Maybe the most important observation in this context is represented by the quality of annotations. At the end of this work, the reliability of annotations extracted from social tags is questioned. As shown in the figures below, the most frequent emotion tag calmness appears to have a neutralizing effect and results in a very regular display of data in the emotion space, with combinations of calmness & sadness emotion words in tracks' tags defining the bottom edge and combinations of calmness & happiness defining the right edge.

Distribution of data from the new dataset in the emotion space - Occurrence of calmness emotion word in tracks' tags.

Distribution of data from the new dataset in the emotion space - Tracks with calmness & sadness tags (left) and tracks with calmness & happiness tags (right)
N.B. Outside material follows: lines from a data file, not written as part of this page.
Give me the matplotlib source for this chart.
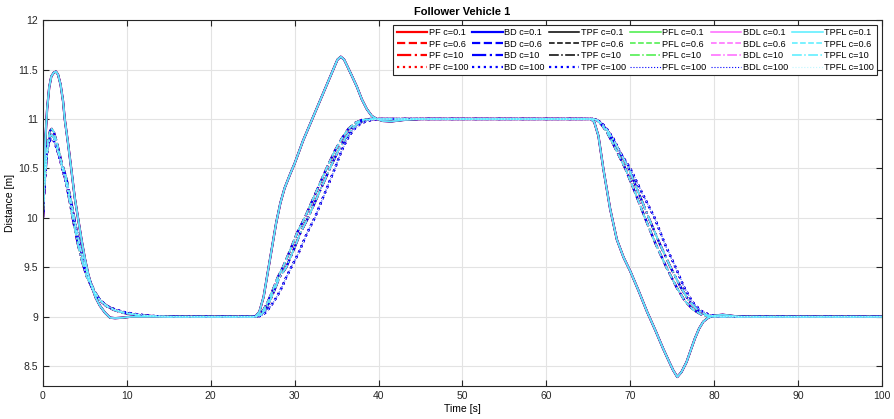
import numpy as np
import matplotlib
matplotlib.use("Agg")
import matplotlib.pyplot as plt

plt.rcParams['font.family'] = ['Liberation Sans', 'DejaVu Sans']

# ---------------------------------------------------------------------------
# data (time [s], distance [m])
# c = 0.1 : strong overshoot
t_c01 = [0, 0.15, 0.3, 0.5, 0.75, 1.0, 1.3, 1.55, 1.8, 2.1, 2.4, 2.6, 3.0, 3.4,
         3.8, 4.2, 4.6, 5.0, 5.4, 5.8, 6.3, 6.8, 7.4, 8.0, 8.6, 9.5, 10.5,
         25.3, 25.8, 26.3, 26.8, 27.3, 27.8, 28.3, 28.8, 29.5, 30.0, 31.0, 32.0,
         33.0, 34.0, 34.6, 35.1, 35.5, 35.9, 36.3, 36.8, 37.4, 38.0, 38.6, 39.2,
         39.8, 40.5, 41.5, 43.0, 45.0,
         65.3, 65.7, 66.2, 66.8, 67.6, 68.4, 69.2, 70.0, 71.0, 72.0, 73.0, 73.9,
         74.6, 75.1, 75.6, 76.1, 76.7, 77.2, 77.7, 78.2, 78.7, 79.3, 79.9, 81.0,
         83.0, 100]
d_c01 = [10.0, 10.4, 10.8, 11.1, 11.32, 11.43, 11.47, 11.48, 11.45, 11.35, 11.18,
         11.0, 10.75, 10.48, 10.2, 9.99, 9.78, 9.59, 9.43, 9.31, 9.19, 9.11, 9.04,
         8.99, 8.985, 8.99, 9.0,
         9.0, 9.05, 9.2, 9.45, 9.7, 9.95, 10.15, 10.3, 10.45, 10.55, 10.78, 10.98,
         11.18, 11.38, 11.5, 11.6, 11.63, 11.6, 11.53, 11.44, 11.33, 11.2, 11.1,
         11.03, 11.0, 10.98, 10.975, 10.99, 11.0,
         11.0, 10.97, 10.83, 10.49, 10.09, 9.78, 9.6, 9.46, 9.26, 9.05, 8.86, 8.68,
         8.55, 8.46, 8.39, 8.44, 8.54, 8.66, 8.78, 8.88, 8.95, 8.99, 9.01, 9.02,
         9.0, 9.0]

# c = 0.6
t_c06 = [0, 0.2, 0.4, 0.6, 0.85, 1.05, 1.3, 1.7, 2.2, 2.8, 3.4, 4.0, 4.5, 5.0,
         5.6, 6.2, 6.8, 7.5, 8.4, 9.5, 11.0, 13.0, 15.0,
         25.3, 25.8, 26.3, 26.8, 27.4, 28.0, 28.6, 29.5, 30.3, 31.2, 32.5, 33.8,
         34.8, 35.6, 36.4, 37.2, 38.0, 39.0,
         65.5, 66.0, 66.5, 67.2, 68.0, 69.4, 70.6, 71.75, 73.0, 74.3, 75.5, 76.5,
         77.5, 78.5, 79.5, 100]
d_c06 = [10.0, 10.35, 10.6, 10.78, 10.88, 10.9, 10.87, 10.75, 10.57, 10.4, 10.15,
         9.88, 9.68, 9.52, 9.36, 9.25, 9.17, 9.11, 9.07, 9.04, 9.02, 9.005, 9.0,
         9.0, 9.02, 9.07, 9.15, 9.27, 9.4, 9.5, 9.68, 9.85, 10.0, 10.25, 10.5,
         10.68, 10.8, 10.9, 10.96, 10.99, 11.0,
         11.0, 10.99, 10.95, 10.87, 10.74, 10.5, 10.25, 10.0, 9.74, 9.5, 9.3,
         9.16, 9.07, 9.02, 9.0, 9.0]

# c = 10
t_c10 = [0, 0.2, 0.4, 0.6, 0.85, 1.05, 1.3, 1.7, 2.2, 2.7, 3.2, 3.7, 4.2, 4.7,
         5.2, 5.8, 6.4, 7.0, 7.8, 8.8, 10.0, 12.0, 15.0,
         25.5, 26.0, 26.5, 27.0, 27.6, 28.2, 29.0, 29.9, 30.7, 31.6, 32.9, 34.2,
         35.2, 36.0, 36.8, 37.6, 38.4, 39.5,
         65.5, 66.0, 66.6, 67.4, 68.3, 69.8, 71.0, 72.2, 73.5, 74.8, 76.0, 77.0,
         78.0, 79.0, 80.0, 100]
d_c10 = [10.0, 10.33, 10.56, 10.73, 10.82, 10.84, 10.81, 10.7, 10.54, 10.38, 10.16,
         9.93, 9.72, 9.55, 9.41, 9.3, 9.21, 9.15, 9.1, 9.06, 9.035, 9.01, 9.0,
         9.0, 9.02, 9.07, 9.15, 9.27, 9.4, 9.5, 9.68, 9.85, 10.0, 10.25, 10.5,
         10.68, 10.8, 10.9, 10.96, 10.99, 11.0,
         11.0, 10.99, 10.95, 10.87, 10.74, 10.5, 10.25, 10.0, 9.74, 9.5, 9.3,
         9.16, 9.07, 9.02, 9.0, 9.0]

# c = 100 : slowest response
t_c100 = [0, 0.15, 0.3, 0.5, 0.75, 1.0, 1.3, 1.7, 2.1, 2.5, 3.0, 3.4, 3.9, 4.4,
          5.0, 5.6, 6.2, 6.8, 7.6, 8.4, 9.5, 10.8, 12.5, 15.0,
          25.5, 26.0, 26.5, 27.0, 27.5, 28.0, 28.5, 29.0, 29.6, 30.5, 31.5, 32.4,
          33.6, 34.8, 35.6, 36.3, 37.0, 37.8, 38.6, 39.5, 40.5,
          65.5, 66.0, 66.6, 67.2, 68.0, 68.8, 70.0, 71.3, 72.9, 74.2, 75.4, 76.4,
          77.4, 78.4, 79.4, 80.5, 100]
d_c100 = [10.0, 10.3, 10.5, 10.68, 10.77, 10.8, 10.78, 10.69, 10.57, 10.44, 10.27,
          10.12, 9.92, 9.72, 9.53, 9.35, 9.24, 9.17, 9.11, 9.08, 9.05, 9.03, 9.01,
          9.0,
          9.0, 9.01, 9.04, 9.09, 9.15, 9.22, 9.3, 9.4, 9.5, 9.65, 9.85, 10.0,
          10.25, 10.5, 10.68, 10.8, 10.89, 10.95, 10.98, 10.995, 11.0,
          11.0, 10.99, 10.96, 10.9, 10.8, 10.66, 10.5, 10.27, 10.0, 9.72, 9.5,
          9.3, 9.15, 9.06, 9.02, 9.0, 9.0]

controllers = ['PF', 'BD', 'TPF', 'PFL', 'BDL', 'TPFL']
c_values = ['0.1', '0.6', '10', '100']
curves = {'0.1': (t_c01, d_c01), '0.6': (t_c06, d_c06),
          '10': (t_c10, d_c10), '100': (t_c100, d_c100)}

# ---------------------------------------------------------------------------
# line styles per controller (solid, dashed, dash-dot, dotted)
green = '#44ee44'
pink = '#ff66ff'
cyan = '#55eeff'
styles = {
    'PF':   [('red', '-', 1.6), ('red', '--', 1.6), ('red', '-.', 1.6), ('red', ':', 1.6)],
    'BD':   [('blue', '-', 1.6), ('blue', '--', 1.6), ('blue', '-.', 1.6), ('blue', ':', 1.6)],
    'TPF':  [('black', '-', 1.1), ('black', '--', 1.1), ('black', '-.', 1.1), ('blue', ':', 1.6)],
    'PFL':  [(green, '-', 1.1), (green, '--', 1.1), (green, '-.', 1.1), ('blue', ':', 0.8)],
    'BDL':  [(pink, '-', 1.1), (pink, '--', 1.1), (pink, '-.', 1.1), ('blue', ':', 0.8)],
    'TPFL': [(cyan, '-', 1.1), (cyan, '--', 1.1), (cyan, '-.', 1.1), ('#bff7ff', ':', 0.8)],
}

fig = plt.figure(figsize=(8.94, 4.19), dpi=100)
ax = fig.add_axes([0.048, 0.079, 0.9386, 0.873])

for ctrl in controllers:
    for c, (col, ls, lw) in zip(c_values, styles[ctrl]):
        t, d = curves[c]
        ax.plot(t, d, color=col, linestyle=ls, linewidth=lw,
                label=f'{ctrl} c={c}')

ax.set_xlim(0, 100)
ax.set_ylim(8.3, 12)
ax.set_xticks(np.arange(0, 101, 10))
ax.set_yticks([8.5, 9, 9.5, 10, 10.5, 11, 11.5, 12])
ax.set_yticklabels(['8.5', '9', '9.5', '10', '10.5', '11', '11.5', '12'])
ax.tick_params(direction='in', top=True, right=True, labelsize=7.5,
               colors='#262626', length=4)
ax.grid(True, color='#e3e3e3', linewidth=0.8)
ax.set_axisbelow(True)
for s in ax.spines.values():
    s.set_color('#262626')
    s.set_linewidth(0.8)

ax.set_xlabel('Time [s]', fontsize=7.5, labelpad=2)
ax.set_ylabel('Distance [m]', fontsize=7.5, labelpad=2)
ax.set_title('Follower Vehicle 1', fontsize=8, fontweight='bold', pad=4)

leg = ax.legend(ncol=6, loc='upper right', fontsize=6.6, frameon=True,
                fancybox=False, edgecolor='#262626', framealpha=1,
                handlelength=3.3, handletextpad=0.2, columnspacing=0.45,
                labelspacing=0.3, borderpad=0.35, borderaxespad=0.5)
leg.get_frame().set_linewidth(0.8)

fig.savefig('out.png', dpi=100, facecolor='white')
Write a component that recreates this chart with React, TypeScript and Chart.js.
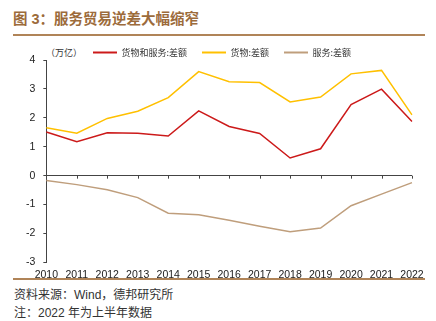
import React, { useEffect, useRef } from "react";
import { Chart, registerables } from "chart.js";

Chart.register(...registerables);

const years = ["2010", "2011", "2012", "2013", "2014", "2015", "2016", "2017", "2018", "2019", "2020", "2021", "2022"];
const totalBalance = [1.51, 1.17, 1.48, 1.47, 1.37, 2.24, 1.70, 1.46, 0.61, 0.93, 2.46, 2.99, 1.87];
const goodsBalance = [1.66, 1.47, 1.98, 2.23, 2.70, 3.60, 3.25, 3.22, 2.55, 2.72, 3.52, 3.64, 2.10];
const servicesBalance = [-0.17, -0.31, -0.49, -0.76, -1.30, -1.35, -1.54, -1.75, -1.94, -1.81, -1.04, -0.64, -0.24];
const seriesNames = ["货物和服务:差额", "货物:差额", "服务:差额"];
const yTicks = [-3, -2, -1, 0, 1, 2, 3, 4];

const CJK = '"Noto Sans CJK SC", "Liberation Sans", sans-serif';
const LAT = '"Liberation Sans", Arial, sans-serif';
const MIX = '"Liberation Sans", Arial, "Noto Sans CJK SC", sans-serif';
const BROWN = "#9c6b3b";
const RULE = "#b08458";
const AXIS = "#444444";

const legendFit = {
  id: "legendFit",
  beforeInit(chart: any) {
    const lg = chart.legend;
    if (!lg) return;
    const fit = lg.fit;
    lg.fit = function () {
      fit.call(lg);
      lg.height -= 7;
    };
  },
  beforeDraw(chart: any) {
    const lg = chart.legend;
    if (!lg) return;
    lg.left += 7;
    lg.right += 7;
  },
};

const zeroTicks = {
  id: "zeroTicks",
  afterDatasetsDraw(chart: any) {
    const { ctx, scales } = chart;
    const x = scales.x;
    const y = scales.y;
    const y0 = y.getPixelForValue(0);
    ctx.save();
    ctx.strokeStyle = AXIS;
    ctx.lineWidth = 1;
    ctx.beginPath();
    for (let i = 0; i < years.length; i++) {
      const px = Math.round(x.getPixelForValue(i)) + 0.5;
      ctx.moveTo(px, y0);
      ctx.lineTo(px, y0 + 3);
    }
    ctx.stroke();
    ctx.restore();
  },
};

export default function App() {
  const ref = useRef<HTMLCanvasElement>(null);

  useEffect(() => {
    const colors = ["#cc1a1a", "#ffc000", "#bf9e7c"];
    const chart = new Chart(ref.current as HTMLCanvasElement, {
      type: "line",
      data: {
        labels: years,
        datasets: [
          { label: seriesNames[0], data: totalBalance, borderColor: colors[0], backgroundColor: colors[0] },
          { label: seriesNames[1], data: goodsBalance, borderColor: colors[1], backgroundColor: colors[1] },
          { label: seriesNames[2], data: servicesBalance, borderColor: colors[2], backgroundColor: colors[2] },
        ],
      },
      options: {
        responsive: false,
        animation: false,
        devicePixelRatio: 1,
        layout: { padding: { top: 3, left: 18, right: 24, bottom: 0 } },
        elements: {
          point: { radius: 0 },
          line: { tension: 0, borderWidth: 1.5 },
        },
        plugins: {
          tooltip: { enabled: false },
          legend: {
            display: true,
            position: "top",
            align: "center",
            labels: {
              boxWidth: 24,
              boxHeight: 2,
              padding: 15,
              color: "#333",
              font: { family: CJK, size: 9 },
              generateLabels: (c: any) =>
                c.data.datasets.map((d: any, i: number) => ({
                  text: d.label,
                  fillStyle: d.borderColor,
                  strokeStyle: d.borderColor,
                  lineWidth: 0,
                  hidden: false,
                  datasetIndex: i,
                  fontColor: "#333",
                })),
            },
          },
        },
        scales: {
          x: {
            grid: { display: false, drawTicks: false },
            border: { display: false },
            ticks: {
              color: "#222",
              font: { family: LAT, size: 10.5 },
              padding: 6,
              maxRotation: 0,
              autoSkip: false,
            },
          },
          y: {
            min: yTicks[0],
            max: yTicks[yTicks.length - 1],
            afterBuildTicks: (s: any) => {
              s.ticks = yTicks.map((v) => ({ value: v }));
            },
            ticks: {
              color: "#222",
              font: { family: LAT, size: 10.5 },
              padding: 8,
            },
            grid: {
              color: (c: any) => (c.tick && c.tick.value === 0 ? AXIS : "rgba(0,0,0,0)"),
              lineWidth: 1,
              tickLength: 3,
              tickColor: AXIS,
              drawTicks: true,
            },
            border: { color: AXIS, width: 1 },
          },
        },
      },
      plugins: [legendFit, zeroTicks],
    } as any);
    return () => chart.destroy();
  }, []);

  return (
    <div style={{ position: "absolute", left: 0, top: 0, width: 436, height: 321, background: "#fff", overflow: "hidden" }}>
      <div
        style={{
          position: "absolute",
          left: 13,
          top: 10,
          fontFamily: MIX,
          fontSize: 14.5,
          fontWeight: "bold",
          color: BROWN,
          lineHeight: "18px",
          whiteSpace: "nowrap",
        }}
      >
        图 3：服务贸易逆差大幅缩窄
      </div>
      <div style={{ position: "absolute", left: 13, top: 34, width: 412, height: 2, background: RULE }} />
      <div
        style={{
          position: "absolute",
          left: 46,
          top: 47,
          fontFamily: CJK,
          fontSize: 9,
          color: "#333",
          lineHeight: "12px",
          whiteSpace: "nowrap",
        }}
      >
        （万亿）
      </div>
      <div style={{ position: "absolute", left: 13, top: 278, width: 412, height: 2, background: RULE }} />
      <canvas ref={ref} width={436} height={257} style={{ position: "absolute", left: 0, top: 30, width: 436, height: 257 }} />
      <div
        style={{
          position: "absolute",
          left: 14,
          top: 287,
          fontFamily: MIX,
          fontSize: 12,
          color: "#333",
          lineHeight: "16px",
          whiteSpace: "nowrap",
        }}
      >
        资料来源：Wind，德邦研究所
      </div>
      <div
        style={{
          position: "absolute",
          left: 14,
          top: 305,
          fontFamily: MIX,
          fontSize: 12,
          color: "#333",
          lineHeight: "16px",
          whiteSpace: "nowrap",
        }}
      >
        注：2022 年为上半年数据
      </div>
    </div>
  );
}
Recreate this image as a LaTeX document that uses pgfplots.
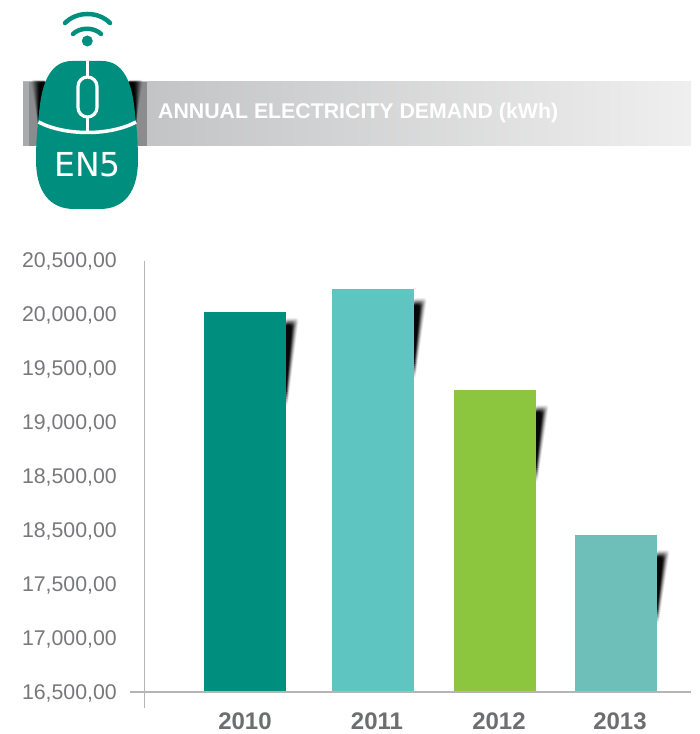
\documentclass[border=0pt]{standalone}
\usepackage{fontspec}
\setmainfont{Liberation Sans}
\newfontfamily\dejavu{DejaVu Sans}
\usepackage{pgfplots}
\pgfplotsset{compat=1.18}
\definecolor{teal1}{HTML}{008F7F}
\definecolor{teal2}{HTML}{5FC5C1}
\definecolor{green1}{HTML}{8CC63F}
\definecolor{teal3}{HTML}{6EBFB9}
\definecolor{axisgrey}{HTML}{B5B5B8}
\definecolor{ticky}{HTML}{77787B}
\definecolor{tickx}{HTML}{6D6E71}
\definecolor{bandL}{HTML}{B9BABC}
\definecolor{bandM}{HTML}{CDCECF}
\definecolor{bandR}{HTML}{EFEFEF}
\definecolor{bandD}{HTML}{8A8C8E}
\definecolor{bandS}{HTML}{A9AAAC}
\newcommand{\wedgeshadow}[3]{% right edge, top, bottom (pixels from top)
  \foreach \w/\o in {13/0.06,12.2/0.08,11.4/0.1,10.6/0.13,9.8/0.17,9/0.22,8.2/0.3,7.4/0.4,6.6/0.5,5.8/0.7}{
    \fill[black,opacity=\o,rounded corners=3pt] (#1-1,{734-#2-(13-\w)*1.0}) -- (#1+\w,{734-#2-(13-\w)*1.0}) -- ({#1+(\w-5)*0.2},{734-#3+(13-\w)*2.2}) -- (#1-1,{734-#3+(13-\w)*2.2}) -- cycle;
  }
}
\begin{document}
\begin{tikzpicture}[x=1pt,y=1pt]
\useasboundingbox (0,0) rectangle (700,734);
% header band
\shade[left color=bandL,middle color=bandM,right color=bandR] (23,734-82) rectangle (691,734-146);
\fill[bandS] (23,734-82) rectangle (29,734-146);
\fill[bandD] (29,734-82) rectangle (147,734-146);
% shadow of the mouse on the band
\foreach \w/\o in {12/0.08,11/0.1,10/0.13,9/0.16,8/0.2,7/0.25,6/0.3,5/0.4,4/0.55,3/0.75}{
  \fill[black,opacity=\o,rounded corners=2pt] (128,{734-80-(12-\w)*0.3}) -- (131+\w,{734-80-(12-\w)*0.3}) -- (136,734-124) -- (128,734-124) -- cycle;
  \fill[black,opacity=\o,rounded corners=2pt] (46,{734-80-(12-\w)*0.3}) -- (43-\w,{734-80-(12-\w)*0.3}) -- (38,734-124) -- (46,734-124) -- cycle;
}
\node[anchor=base west,inner sep=0pt,text=white,font=\bfseries\fontsize{21.3}{22}\selectfont] at (158,734-118.5) {ANNUAL ELECTRICITY DEMAND (kWh)};
% wifi
\fill[teal1] (87.3,734-41) circle (5.5);
\draw[teal1,line width=4.5pt,line cap=round] (73,734-34) .. controls (80,734-27) and (94,734-27) .. (101,734-34);
\draw[teal1,line width=4.5pt,line cap=round] (65,734-23) .. controls (77,734-11) and (98,734-11) .. (110,734-23);
% mouse
\fill[teal1] (72,734-61) -- (102,734-61)
  .. controls (122,734-61) and (131,734-80) .. (134,734-105)
  .. controls (137,734-128) and (138,734-145) .. (138,734-160)
  .. controls (138,734-192) and (124,734-209) .. (100,734-209)
  -- (74,734-209)
  .. controls (50,734-209) and (36,734-192) .. (36,734-160)
  .. controls (36,734-145) and (37,734-128) .. (40,734-105)
  .. controls (43,734-80) and (52,734-61) .. (72,734-61) -- cycle;
\draw[white,line width=3.5pt] (87.4,734-61) -- (87.4,734-77);
\draw[white,line width=3.2pt,rounded corners=9.5pt] (78,734-77) rectangle (97,734-117);
\draw[white,line width=3.5pt] (87.4,734-117) -- (87.4,734-131);
\draw[white,line width=3.5pt] (38.5,734-122) .. controls (65,734-136) and (110,734-136) .. (136,734-122);
\node[inner sep=0pt,text=white,font=\dejavu\fontsize{33}{33}\selectfont] at (87.5,734-164.5) {EN5};
% bar shadows
\wedgeshadow{286}{318}{406}
\wedgeshadow{414}{298}{378}
\wedgeshadow{536}{405}{482}
\wedgeshadow{657}{550}{624}
% chart
\begin{axis}[
  at={(144.5,39)},anchor=south west,
  scale only axis,width=546.5pt,height=432pt,
  xmin=144.5,xmax=691,ymin=16500,ymax=20500,
  axis line style={draw=none},
  major tick length=0pt,
  scaled y ticks=false,
  ybar,
  bar width=82,
  clip=false,
  xtick={245,377,499,620},
  xticklabels={2010,2011,2012,2013},
  ytick={16500,17000,17500,18000,18500,19000,19500,20000,20500},
  yticklabels={{16,500,00},{17,000,00},{17,500,00},{18,500,00},{18,500,00},{19,000,00},{19,500,00},{20,000,00},{20,500,00}},
  x tick label style={font=\bfseries\fontsize{24}{24}\selectfont,text=tickx,inner sep=0pt,anchor=center,yshift=-29.5pt},
  y tick label style={font=\fontsize{21.3}{23}\selectfont,text=ticky,inner sep=0pt,anchor=east,xshift=-27.5pt,yshift=-2pt},
]
\addplot[ybar,bar shift=0pt,fill=teal1,draw=none] coordinates {(245,20018)};
\addplot[ybar,bar shift=0pt,fill=teal2,draw=none] coordinates {(373,20231)};
\addplot[ybar,bar shift=0pt,fill=green1,draw=none] coordinates {(495,19296)};
\addplot[ybar,bar shift=0pt,fill=teal3,draw=none] coordinates {(616,17954)};
\end{axis}
% axis lines
\draw[axisgrey,line width=1.5pt] (144.5,734-261) -- (144.5,734-708);
\draw[axisgrey,line width=1.5pt] (130,734-692) -- (691,734-692);
\end{tikzpicture}
\end{document}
This problem might be addressed by implementing a penalization system considering the occurrences of emotion tags in the dataset. One other possibility is using the comments modality to extract valence and arousal values.

Improvements could be made in regard to the features selected from the lyrics and comments modalities. It is worth investigating the behaviour of the regression when including Part of Speech processing or an analysis of structure in the case of lyrics data.

The computational resources still representing a clear limitation in terms of experimenting recognizing emotions from various audio features, improvements in the case of audio modality could be made by selecting multiple excerpts from the initial signal, this way capturing a greater variety of patterns.

To conclude, this study represents a well documented collection of experiments in terms of evaluation of the performance, that can serve for future analysis, which open the possibility to different approaches on the task of recognizing emotions in music.